It takes a total of 23 days to complete a round of 40 dives. That means we dive two dives a day spaced at least 3 hours apart Monday through Saturday. Sunday's are usually off unless we need to make up a dive. Which I've had to do twice due to being sick.
We rented an apartment for the month and ended up staying in a pretty nice place just outside Charlotte. It's a nice community where everyone walks everywhere.
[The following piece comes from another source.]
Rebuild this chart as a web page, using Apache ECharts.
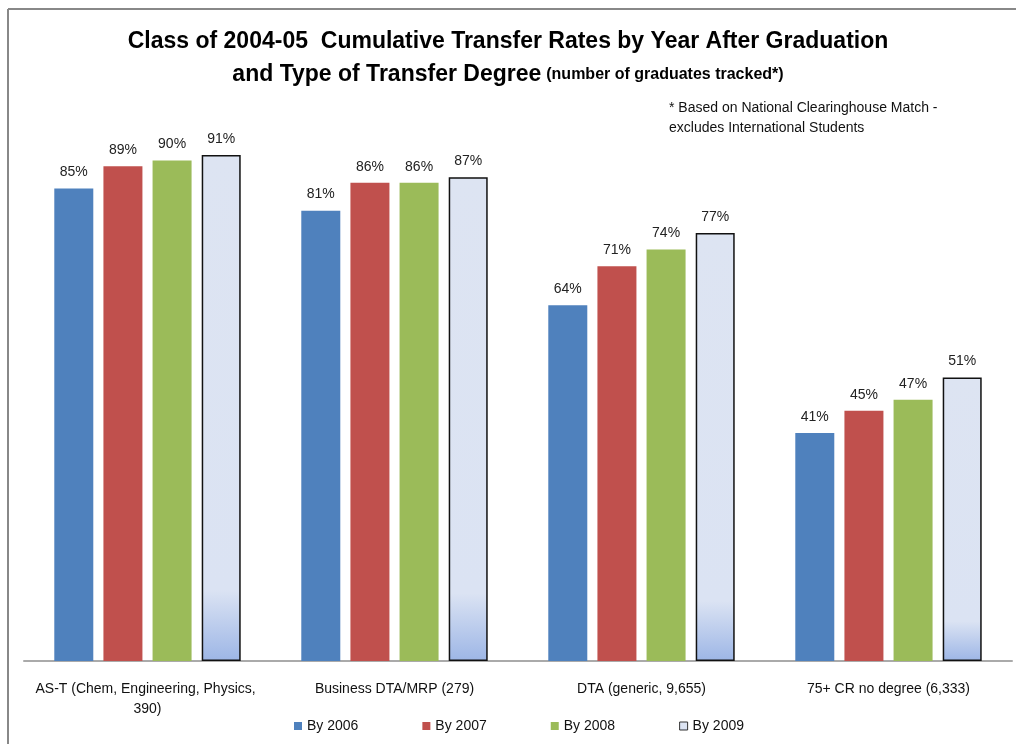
<!DOCTYPE html>
<html>
<head>
<meta charset="utf-8">
<script src="https://cdn.jsdelivr.net/npm/echarts@6/dist/echarts.min.js"></script>
<style>
  html, body { margin: 0; padding: 0; background: #fff; }
  #chart { width: 1016px; height: 744px; }
</style>
</head>
<body>
<div id="chart"></div>
<script>
  // 数据
  var categories = ['AS-T (Chem, Engineering, Physics, 390)', 'Business DTA/MRP (279)', 'DTA (generic, 9,655)', '75+ CR no degree (6,333)'];
  var seriesNames = ['By 2006', 'By 2007', 'By 2008', 'By 2009'];
  var by2006 = [85, 81, 64, 41];
  var by2007 = [89, 86, 71, 45];
  var by2008 = [90, 86, 74, 47];
  var by2009 = [91, 87, 77, 51];

  var font = "'Liberation Sans Narrow', 'Liberation Sans', sans-serif";

  var chart = echarts.init(document.getElementById('chart'));

  function barSeries(name, data, style) {
    return {
      name: name,
      type: 'bar',
      data: data,
      barWidth: 39,
      barGap: '26%',
      itemStyle: style,
      label: {
        show: true,
        position: 'top',
        distance: 9,
        formatter: '{c}%',
        color: '#222',
        fontSize: 14,
        fontFamily: font
      }
    };
  }

  var option = {
    animation: false,
    textStyle: { fontFamily: font },
    // 标题分两行
    title: [
      {
        left: 'center',
        top: 25,
        text: 'Class of 2004-05  Cumulative Transfer Rates by Year After Graduation',
        textStyle: { fontSize: 23, fontWeight: 'bold', color: '#000', fontFamily: font }
      },
      {
        left: 'center',
        top: 58,
        text: '{a|and Type of Transfer Degree} {b|(number of graduates tracked*)}',
        textStyle: {
          rich: {
            a: { fontSize: 23, fontWeight: 'bold', color: '#000', fontFamily: font },
            b: { fontSize: 16, fontWeight: 'bold', color: '#000', fontFamily: font }
          }
        }
      }
    ],
    graphic: [
      { type: 'line', shape: { x1: 8, y1: 9, x2: 1016, y2: 9 }, style: { stroke: '#888', lineWidth: 2 } },
      { type: 'line', shape: { x1: 8, y1: 9, x2: 8, y2: 744 }, style: { stroke: '#888', lineWidth: 2 } },
      {
        type: 'text', left: 669, top: 98,
        style: {
          text: '* Based on National Clearinghouse Match -\nexcludes International Students',
          fontSize: 14, lineHeight: 20, fill: '#111', fontFamily: font
        }
      }
    ],
    legend: {
      bottom: 6,
      left: 289,
      itemWidth: 8,
      itemHeight: 8,
      itemGap: 64,
      icon: 'rect',
      textStyle: { fontSize: 14, color: '#111', fontFamily: font },
      data: [
        seriesNames[0], seriesNames[1], seriesNames[2],
        { name: seriesNames[3], itemStyle: { borderWidth: 1, borderColor: '#333' } }
      ]
    },
    grid: { left: 24, right: 4, top: 105, bottom: 83 },
    xAxis: {
      type: 'category',
      data: categories,
      axisTick: { show: false },
      axisLine: { lineStyle: { color: '#aaa', width: 2 } },
      axisLabel: {
        interval: 0,
        margin: 18,
        width: 225,
        overflow: 'break',
        fontSize: 14,
        lineHeight: 20,
        color: '#111',
        fontFamily: font
      }
    },
    yAxis: {
      type: 'value',
      min: 0,
      max: 100,
      show: false,
      splitLine: { show: false }
    },
    series: [
      barSeries(seriesNames[0], by2006, { color: '#4F81BD' }),
      barSeries(seriesNames[1], by2007, { color: '#C0504D' }),
      barSeries(seriesNames[2], by2008, { color: '#9BBB59' }),
      barSeries(seriesNames[3], by2009, {
        color: new echarts.graphic.LinearGradient(0, 0, 0, 1, [
          { offset: 0, color: '#DDE4F2' },
          { offset: 0.86, color: '#DBE3F3' },
          { offset: 1, color: '#9DB6E6' }
        ]),
        borderColor: '#111',
        borderWidth: 1.5
      })
    ]
  };

  chart.setOption(option);
</script>
</body>
</html>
|Sitting on the couch with Elmo.|
|The living room of our cute little apartment.|
|Diving with Daddy.|
|What the chamber looks like.|
|Fancy building where Charlotte Metro Hyperbarics is located.|
|The lobby with the pretty waterfall. Liam and Norah love this thing.|
|Liam loves getting to watch his favorite movies twice a day.|
|What the controls look like for getting us back and forth on the dive.|
|Video monitor so they can keep an eye on the divers.|
Why do we do this? The short and sweet version is that when the brain is injured is sends out a signal that stem cells can 'hear'. When you put the body under pressure in the chamber it opens up the capillaries and allows the stem cells to move. When you dive to 2.0 ATA it increases the stem cell production by 8 1/2 times allowing those stem cells to move to the injured areas and heal them. Some parts of the brain die off and those areas can not be healed. But we know that the brain has a lot of plasticity and can heal and regenerate growth especially in the early years and we have seen good improvements in Liam by doing HBOT.
It takes a bit for the stem cells to get to the damage which is why you usually do a round of 40 and then continue to do dives for as long as you are still seeing positive results.
When we finish up here in Charlotte Liam will have completed 120 dives. His developmental pediatrician said he should get at least 300. But it's pricey and time consuming since we don't have a chamber nearby and not something can be done quickly. But I'm thankful to say we are almost halfway to that goal.